Fery proved to be a good choice because, being Torajan himself, he knew the area well but he had also lived in many other places in Indonesia and had a good sense of humor. He was great! We piled into a van driven by his friend Thomas and promptly hit the road singing and joking to keep ourselves entertained. Fery mentioned there was a funeral in progress so we stopped at a small toko along the way to buy a carton of cigarettes to give the family as a gift for allowing us to attend the funeral, as is the custom. We milled around the store buying donuts, water and a few other things, but somehow managed to forget what we originally went in for – the cigarettes!
The first touristy stop of the day for our merry troop was the village of Lemo. The Torajans traditionally bury their dead in specially hollowed out cliff caves. The coffins are kept deep inside the caves while the entrances are marked with lifelike wooden effigies known as tau tau.
Cliff graves and effigies at Lemo
A woodcarver at work
Our next stop was the cave in Londa. Here we hired a guide with a gas lamp to take us deep inside a cave to see the coffins. It felt like something out of an Indiana Jones movie.
Exploring the cave in Londa
Then we headed to La’bo where we expected to attend a funeral, but it turned out to be a day of rest for the family. (Funerals typically last for five days, so I guess a day of rest is very welcomed!) But we still got to look around. Apparently, massive cock fights are staged on the day of rest and we watched a succession of men with their …uh…cocks walk by us on their way to a fight as we sat sipping coffee and tea while waiting out a sudden downpour. We also got to take in the scenery, which included this tall structure where the coffin is held for the duration of the funeral until the body is brought to the caves. Interestingly, these structures are built by hand and then burned as firewood after the funeral. We also learned that the color red is used for males and black for females. So, this was a funeral for a male.
Funeral scene in La'bo
The Toraja people are constantly in a state of getting ready for funerals. Not only are they busy building these elaborate structures, but families also have to wait to bury their dead until they have enough money to buy the required number of buffaloes to sacrifice. And have you ever looked into purchasing a buffalo? They are expensive! In some cases, one buffalo costs the same as a small car, several thousand dollars. And this is a country where university lecturers only earn about $200 a month. As a result, bodies are kept in the family home for YEARS until the family is ready to stage a funeral.

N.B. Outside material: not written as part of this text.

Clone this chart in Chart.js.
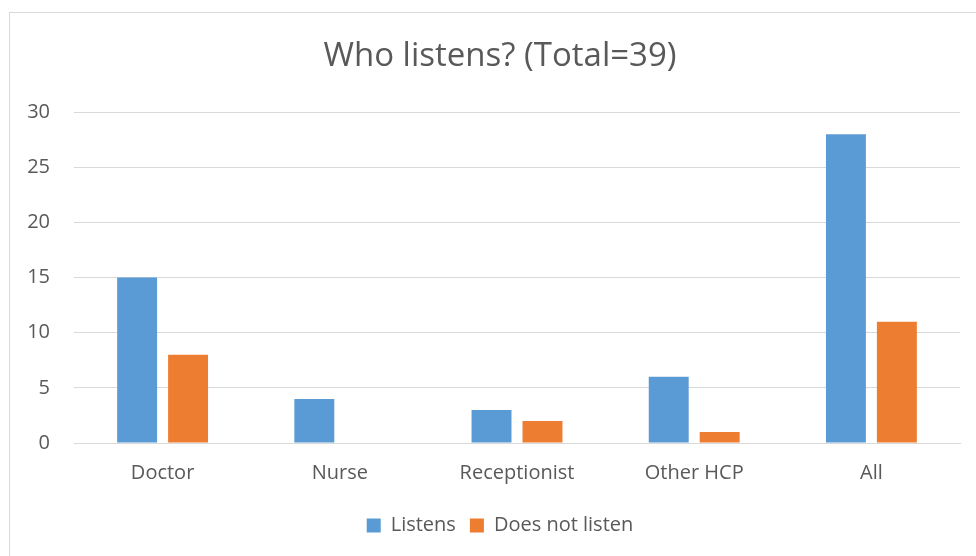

The last stop of the day was at Ke’te Kesu where we visited some traditional tongkonan houses with their famous curving roofs and pillars of buffalo horns. The horns attached to the houses are status symbols – the more horns you have, the higher the status of the family, which is no wonder considering the cost. We were also able to climb up the inside of one and see the simple area used for sleeping and cooking. Actually, someone was asleep in the back room of the house we visited but Fery told us not to worry about it!
Traditional houses in Ke'te Kesu
Court, Ash and I only visited a handful of the more touristy villages but there are many others. In some of the more remote villages it’s even possible to stay overnight in one of the traditional tongkonan houses. My ETAs also highly recommended a white water rafting trip in the area. While one day is enough to get a feel for the place, it definitely leaves you itching for more. We never even actually saw a funeral, which is what Tana Toraja is most famous for. That said, it was an extremely satisfying trip and I will miss my two travel buddies immensely. Thanks for the laughs, ladies!
This year I had four ETAs – Sarah and Alexa in Limboto and Anna and Erika in Manado. All four of them are amazing young women and we’ve had many good times together. I can’t believe they’re gone! They’ve left Sulawesi for bigger and better things while I’m still here wrapping up the school year (and catching up on my blogging!). So, I just wanted to write a post to all of them as a tribute and to thank them for being so awesome and for turning into such great friends.
I will never forget one particular night early in the year when Anna and Erika had driven down from Manado for the weekend. Alexa, unfortunately, was sick but Sarah, Anna, Erika and I went out on the town to do a little Gorontalo sightseeing and shopping. We also wanted to get Alexa something to cheer her up. And you know what we ended up getting? HOUSE DRESSES! Many women in Sulawesi go about their daily activities wearing these house dresses and although they may not exactly be fashion statements, they are extremely comfortable and suitable for the hot weather here. So we each selected one for ourselves and then picked out one for Alexa. When we got back to Sarah and Alexa’s house that evening we excitedly changed into our new house dresses to surprise Alexa when she got up from her nap. She looked at us puzzled, “Whaaa??” And then we unveiled her present! We twirled around the house in our new house dresses and then settled in for the night. The power went out so we spent the rest of the night playing Apples to Apples by light of the emergency lantern, eating manggis (mangosteen in English) and sitting around in our house dresses.
Besides being all around fun people to hang out with, three of my ETAs are also divers! Anna got certified last summer before moving to Indonesia, just like me. Sarah and Alexa got certified in March and, as you know, we’ve spent the past few months doing as much diving as possible. All four of us share great memories of diving together in Gorontalo and the Togean Islands. At the end of May after the dive season in Gorontalo had ended, I traveled up to Manado for a final weekend of diving with Anna. On the boat on the way out to Bunaken we were treated to the most fabulous display of leaping bottlenose dolphins. Good times.
Overall, I saw Sarah and Alexa a lot more than I did Anna or Erika because they lived nearby. We ate out in town, went to the salon to get our hair and nails done and texted often. We also shared many fun dinners at their place in Limboto and mine in ‘Kota’; I’ll always remember the night we made peanut butter cookies in my toaster oven with a mix that I got in a care package. Alexa even described me once in her blog as their big sister, mentor and best friend. I can’t even explain how much that sentiment moved me. I miss and love you guys!! Gorontalo isn’t the same without you.